#### Source material

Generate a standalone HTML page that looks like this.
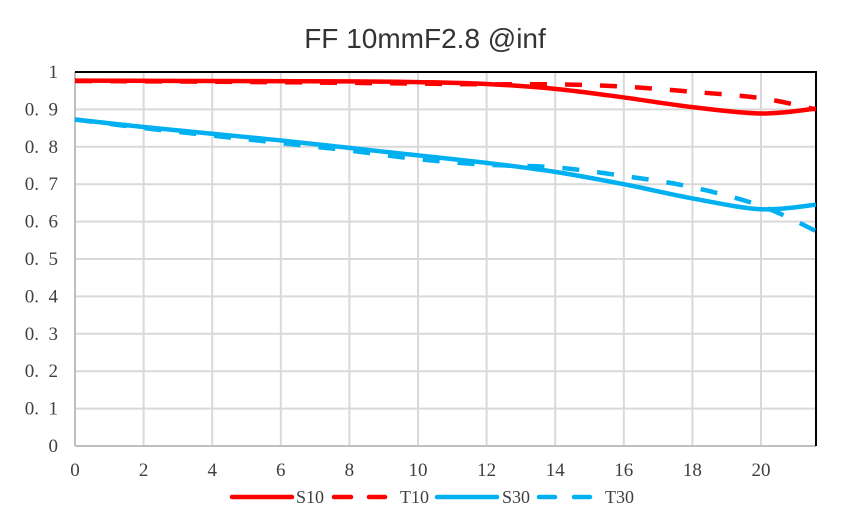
<!DOCTYPE html>
<html><head><meta charset="utf-8"><style>
body{margin:0;background:#fff;}
svg{display:block}
</style></head><body>
<svg id="s" width="850" height="528" xmlns="http://www.w3.org/2000/svg">
<rect width="850" height="528" fill="#fff"/>
<text x="425" y="48" text-anchor="middle" font-family="Liberation Sans, sans-serif" font-size="28" fill="#333">FF 10mmF2.8 @inf</text>
<g id="grid"></g>
<g id="lines" fill="none" stroke-width="4.5"></g>
<g font-family="Liberation Serif, serif" font-size="18" fill="#404040">
<line x1="232" y1="497" x2="292" y2="497" stroke="#f00" stroke-width="4.5" stroke-linecap="round"/>
<text x="296" y="503">S10</text>
<line x1="334" y1="497" x2="351" y2="497" stroke="#f00" stroke-width="4.5" stroke-linecap="round"/>
<line x1="369" y1="497" x2="385" y2="497" stroke="#f00" stroke-width="4.5" stroke-linecap="round"/>
<text x="400" y="503">T10</text>
<line x1="437" y1="497" x2="497" y2="497" stroke="#00b0f0" stroke-width="4.5" stroke-linecap="round"/>
<text x="502" y="503">S30</text>
<line x1="539" y1="497" x2="555" y2="497" stroke="#00b0f0" stroke-width="4.5" stroke-linecap="round"/>
<line x1="574" y1="497" x2="590" y2="497" stroke="#00b0f0" stroke-width="4.5" stroke-linecap="round"/>
<text x="605" y="503">T30</text>
</g>
</svg>
<script>
const X=v=>75+v*34.3, Y=v=>446-v*374;
let g='';
for(let i=1;i<=10;i++){g+=`<line x1="75" x2="816" y1="${Y(i/10)}" y2="${Y(i/10)}" stroke="#d9d9d9" stroke-width="2"/>`;}
for(let i=2;i<=20;i+=2){g+=`<line y1="72" y2="446" x1="${X(i)}" x2="${X(i)}" stroke="#d9d9d9" stroke-width="2"/>`;}
g+=`<line x1="75" x2="816" y1="446" y2="446" stroke="#bfbfbf" stroke-width="2"/>`;
g+=`<line x1="75" x2="75" y1="72" y2="446" stroke="#bfbfbf" stroke-width="2"/>`;
g+=`<line x1="75" x2="817" y1="72" y2="72" stroke="#000" stroke-width="2"/>`;
g+=`<line x1="816" x2="816" y1="71" y2="446" stroke="#000" stroke-width="2"/>`;
for(let i=0;i<=10;i++){let t=i==0?'0':i==10?'1':'0.  '+i;g+=`<text x="58" y="${Y(i/10)+6}" text-anchor="end" font-family="Liberation Serif, serif" font-size="19" fill="#404040" xml:space="preserve">${t}</text>`;}
for(let i=0;i<=20;i+=2){g+=`<text x="${X(i)}" y="476" text-anchor="middle" font-family="Liberation Serif, serif" font-size="19" fill="#404040">${i}</text>`;}
document.getElementById('grid').innerHTML=g;
function path(pts){
 const p=pts.map(a=>[X(a[0]),Y(a[1])]);let d=`M${p[0][0]},${p[0][1]}`;
 for(let i=0;i<p.length-1;i++){const p0=p[i-1]||p[i],p1=p[i],p2=p[i+1],p3=p[i+2]||p2;
 d+=` C${p1[0]+(p2[0]-p0[0])/6},${p1[1]+(p2[1]-p0[1])/6} ${p2[0]-(p3[0]-p1[0])/6},${p2[1]-(p3[1]-p1[1])/6} ${p2[0]},${p2[1]}`;}
 return d;}
const S10=[[0,.977],[4,.976],[8,.975],[10,.973],[12,.968],[14,.955],[16,.932],[18,.906],[20,.889],[21.6,.902]];
const T10=[[0,.976],[4,.974],[8,.971],[10,.969],[12,.967],[14,.967],[16,.961],[18,.947],[20,.93],[21.6,.9]];
const S30=[[0,.873],[2,.853],[4,.835],[6,.817],[8,.797],[10,.777],[12,.757],[14,.733],[16,.70],[18,.662],[20,.633],[21.6,.645]];
const T30=[[0,.873],[2,.85],[4,.83],[6,.81],[8,.79],[10,.767],[12,.752],[14,.745],[16,.722],[18,.692],[20,.642],[21.6,.575]];
let l='';
l+=`<path d="${path(S10)}" stroke="#f00"/>`;
l+=`<path d="${path(T10)}" stroke="#f00" stroke-dasharray="17 18"/>`;
l+=`<path d="${path(S30)}" stroke="#00b0f0"/>`;
l+=`<path d="${path(T30)}" stroke="#00b0f0" stroke-dasharray="17 18"/>`;
document.getElementById('lines').innerHTML=l;
</script>
</body></html>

########

→ **Goal**:
Using the data above, print every line exactly, omitting pictures.

→ **Exercise response**:
Generate a standalone HTML page that looks like this.
<!DOCTYPE html>
<html><head><meta charset="utf-8"><style>
body{margin:0;background:#fff;}
svg{display:block}
</style></head><body>
<svg id="s" width="850" height="528" xmlns="http://www.w3.org/2000/svg">
<rect width="850" height="528" fill="#fff"/>
<text x="425" y="48" text-anchor="middle" font-family="Liberation Sans, sans-serif" font-size="28" fill="#333">FF 10mmF2.8 @inf</text>
<g id="grid"></g>
<g id="lines" fill="none" stroke-width="4.5"></g>
<g font-family="Liberation Serif, serif" font-size="18" fill="#404040">
<line x1="232" y1="497" x2="292" y2="497" stroke="#f00" stroke-width="4.5" stroke-linecap="round"/>
<text x="296" y="503">S10</text>
<line x1="334" y1="497" x2="351" y2="497" stroke="#f00" stroke-width="4.5" stroke-linecap="round"/>
<line x1="369" y1="497" x2="385" y2="497" stroke="#f00" stroke-width="4.5" stroke-linecap="round"/>
<text x="400" y="503">T10</text>
<line x1="437" y1="497" x2="497" y2="497" stroke="#00b0f0" stroke-width="4.5" stroke-linecap="round"/>
<text x="502" y="503">S30</text>
<line x1="539" y1="497" x2="555" y2="497" stroke="#00b0f0" stroke-width="4.5" stroke-linecap="round"/>
<line x1="574" y1="497" x2="590" y2="497" stroke="#00b0f0" stroke-width="4.5" stroke-linecap="round"/>
<text x="605" y="503">T30</text>
</g>
</svg>
<script>
const X=v=>75+v*34.3, Y=v=>446-v*374;
let g='';
for(let i=1;i<=10;i++){g+=`<line x1="75" x2="816" y1="${Y(i/10)}" y2="${Y(i/10)}" stroke="#d9d9d9" stroke-width="2"/>`;}
for(let i=2;i<=20;i+=2){g+=`<line y1="72" y2="446" x1="${X(i)}" x2="${X(i)}" stroke="#d9d9d9" stroke-width="2"/>`;}
g+=`<line x1="75" x2="816" y1="446" y2="446" stroke="#bfbfbf" stroke-width="2"/>`;
g+=`<line x1="75" x2="75" y1="72" y2="446" stroke="#bfbfbf" stroke-width="2"/>`;
g+=`<line x1="75" x2="817" y1="72" y2="72" stroke="#000" stroke-width="2"/>`;
g+=`<line x1="816" x2="816" y1="71" y2="446" stroke="#000" stroke-width="2"/>`;
for(let i=0;i<=10;i++){let t=i==0?'0':i==10?'1':'0.  '+i;g+=`<text x="58" y="${Y(i/10)+6}" text-anchor="end" font-family="Liberation Serif, serif" font-size="19" fill="#404040" xml:space="preserve">${t}</text>`;}
for(let i=0;i<=20;i+=2){g+=`<text x="${X(i)}" y="476" text-anchor="middle" font-family="Liberation Serif, serif" font-size="19" fill="#404040">${i}</text>`;}
document.getElementById('grid').innerHTML=g;
function path(pts){
 const p=pts.map(a=>[X(a[0]),Y(a[1])]);let d=`M${p[0][0]},${p[0][1]}`;
 for(let i=0;i<p.length-1;i++){const p0=p[i-1]||p[i],p1=p[i],p2=p[i+1],p3=p[i+2]||p2;
 d+=` C${p1[0]+(p2[0]-p0[0])/6},${p1[1]+(p2[1]-p0[1])/6} ${p2[0]-(p3[0]-p1[0])/6},${p2[1]-(p3[1]-p1[1])/6} ${p2[0]},${p2[1]}`;}
 return d;}
const S10=[[0,.977],[4,.976],[8,.975],[10,.973],[12,.968],[14,.955],[16,.932],[18,.906],[20,.889],[21.6,.902]];
const T10=[[0,.976],[4,.974],[8,.971],[10,.969],[12,.967],[14,.967],[16,.961],[18,.947],[20,.93],[21.6,.9]];
const S30=[[0,.873],[2,.853],[4,.835],[6,.817],[8,.797],[10,.777],[12,.757],[14,.733],[16,.70],[18,.662],[20,.633],[21.6,.645]];
const T30=[[0,.873],[2,.85],[4,.83],[6,.81],[8,.79],[10,.767],[12,.752],[14,.745],[16,.722],[18,.692],[20,.642],[21.6,.575]];
let l='';
l+=`<path d="${path(S10)}" stroke="#f00"/>`;
l+=`<path d="${path(T10)}" stroke="#f00" stroke-dasharray="17 18"/>`;
l+=`<path d="${path(S30)}" stroke="#00b0f0"/>`;
l+=`<path d="${path(T30)}" stroke="#00b0f0" stroke-dasharray="17 18"/>`;
document.getElementById('lines').innerHTML=l;
</script>
</body></html>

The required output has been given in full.